§ Excerpted records:
▼

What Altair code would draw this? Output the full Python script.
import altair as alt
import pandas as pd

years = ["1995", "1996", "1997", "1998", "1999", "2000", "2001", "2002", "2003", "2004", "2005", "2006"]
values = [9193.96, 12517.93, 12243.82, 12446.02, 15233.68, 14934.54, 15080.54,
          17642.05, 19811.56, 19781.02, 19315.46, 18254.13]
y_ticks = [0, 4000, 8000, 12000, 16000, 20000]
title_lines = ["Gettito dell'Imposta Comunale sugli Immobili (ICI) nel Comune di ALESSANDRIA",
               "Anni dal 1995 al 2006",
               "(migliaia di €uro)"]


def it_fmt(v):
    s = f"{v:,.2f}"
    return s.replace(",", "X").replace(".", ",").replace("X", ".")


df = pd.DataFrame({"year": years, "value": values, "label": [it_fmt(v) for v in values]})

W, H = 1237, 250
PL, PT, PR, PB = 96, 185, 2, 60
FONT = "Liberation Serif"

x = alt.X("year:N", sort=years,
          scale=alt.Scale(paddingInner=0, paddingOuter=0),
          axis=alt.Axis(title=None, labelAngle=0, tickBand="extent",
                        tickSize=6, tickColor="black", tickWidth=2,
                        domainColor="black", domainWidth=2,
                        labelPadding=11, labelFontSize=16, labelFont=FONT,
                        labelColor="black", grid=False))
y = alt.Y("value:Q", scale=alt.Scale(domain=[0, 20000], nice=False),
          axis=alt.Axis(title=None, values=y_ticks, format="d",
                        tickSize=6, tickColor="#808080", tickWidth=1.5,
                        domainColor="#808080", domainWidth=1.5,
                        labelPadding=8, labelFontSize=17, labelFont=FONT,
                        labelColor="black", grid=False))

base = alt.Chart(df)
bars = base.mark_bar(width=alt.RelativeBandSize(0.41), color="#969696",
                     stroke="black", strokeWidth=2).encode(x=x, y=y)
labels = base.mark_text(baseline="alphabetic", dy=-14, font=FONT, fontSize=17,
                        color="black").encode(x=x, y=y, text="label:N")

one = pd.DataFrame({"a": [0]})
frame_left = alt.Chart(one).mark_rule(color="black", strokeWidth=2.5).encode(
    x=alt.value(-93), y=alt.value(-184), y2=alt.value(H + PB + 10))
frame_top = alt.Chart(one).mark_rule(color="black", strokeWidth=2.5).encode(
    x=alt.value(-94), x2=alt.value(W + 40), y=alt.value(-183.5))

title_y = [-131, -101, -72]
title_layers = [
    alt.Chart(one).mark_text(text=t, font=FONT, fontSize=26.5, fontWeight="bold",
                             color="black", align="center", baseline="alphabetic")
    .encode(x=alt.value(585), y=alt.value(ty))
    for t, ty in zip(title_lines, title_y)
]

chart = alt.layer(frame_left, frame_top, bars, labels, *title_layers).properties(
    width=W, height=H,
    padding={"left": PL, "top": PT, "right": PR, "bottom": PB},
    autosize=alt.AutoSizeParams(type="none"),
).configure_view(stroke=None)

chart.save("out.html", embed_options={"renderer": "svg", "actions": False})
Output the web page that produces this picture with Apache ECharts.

▲

§ Required task:
From the records above, extract each line exactly as shown.

§ Task response:
What Altair code would draw this? Output the full Python script.
import altair as alt
import pandas as pd

years = ["1995", "1996", "1997", "1998", "1999", "2000", "2001", "2002", "2003", "2004", "2005", "2006"]
values = [9193.96, 12517.93, 12243.82, 12446.02, 15233.68, 14934.54, 15080.54,
          17642.05, 19811.56, 19781.02, 19315.46, 18254.13]
y_ticks = [0, 4000, 8000, 12000, 16000, 20000]
title_lines = ["Gettito dell'Imposta Comunale sugli Immobili (ICI) nel Comune di ALESSANDRIA",
               "Anni dal 1995 al 2006",
               "(migliaia di €uro)"]


def it_fmt(v):
    s = f"{v:,.2f}"
    return s.replace(",", "X").replace(".", ",").replace("X", ".")


df = pd.DataFrame({"year": years, "value": values, "label": [it_fmt(v) for v in values]})

W, H = 1237, 250
PL, PT, PR, PB = 96, 185, 2, 60
FONT = "Liberation Serif"

x = alt.X("year:N", sort=years,
          scale=alt.Scale(paddingInner=0, paddingOuter=0),
          axis=alt.Axis(title=None, labelAngle=0, tickBand="extent",
                        tickSize=6, tickColor="black", tickWidth=2,
                        domainColor="black", domainWidth=2,
                        labelPadding=11, labelFontSize=16, labelFont=FONT,
                        labelColor="black", grid=False))
y = alt.Y("value:Q", scale=alt.Scale(domain=[0, 20000], nice=False),
          axis=alt.Axis(title=None, values=y_ticks, format="d",
                        tickSize=6, tickColor="#808080", tickWidth=1.5,
                        domainColor="#808080", domainWidth=1.5,
                        labelPadding=8, labelFontSize=17, labelFont=FONT,
                        labelColor="black", grid=False))

base = alt.Chart(df)
bars = base.mark_bar(width=alt.RelativeBandSize(0.41), color="#969696",
                     stroke="black", strokeWidth=2).encode(x=x, y=y)
labels = base.mark_text(baseline="alphabetic", dy=-14, font=FONT, fontSize=17,
                        color="black").encode(x=x, y=y, text="label:N")

one = pd.DataFrame({"a": [0]})
frame_left = alt.Chart(one).mark_rule(color="black", strokeWidth=2.5).encode(
    x=alt.value(-93), y=alt.value(-184), y2=alt.value(H + PB + 10))
frame_top = alt.Chart(one).mark_rule(color="black", strokeWidth=2.5).encode(
    x=alt.value(-94), x2=alt.value(W + 40), y=alt.value(-183.5))

title_y = [-131, -101, -72]
title_layers = [
    alt.Chart(one).mark_text(text=t, font=FONT, fontSize=26.5, fontWeight="bold",
                             color="black", align="center", baseline="alphabetic")
    .encode(x=alt.value(585), y=alt.value(ty))
    for t, ty in zip(title_lines, title_y)
]

chart = alt.layer(frame_left, frame_top, bars, labels, *title_layers).properties(
    width=W, height=H,
    padding={"left": PL, "top": PT, "right": PR, "bottom": PB},
    autosize=alt.AutoSizeParams(type="none"),
).configure_view(stroke=None)

chart.save("out.html", embed_options={"renderer": "svg", "actions": False})
Output the web page that produces this picture with Apache ECharts.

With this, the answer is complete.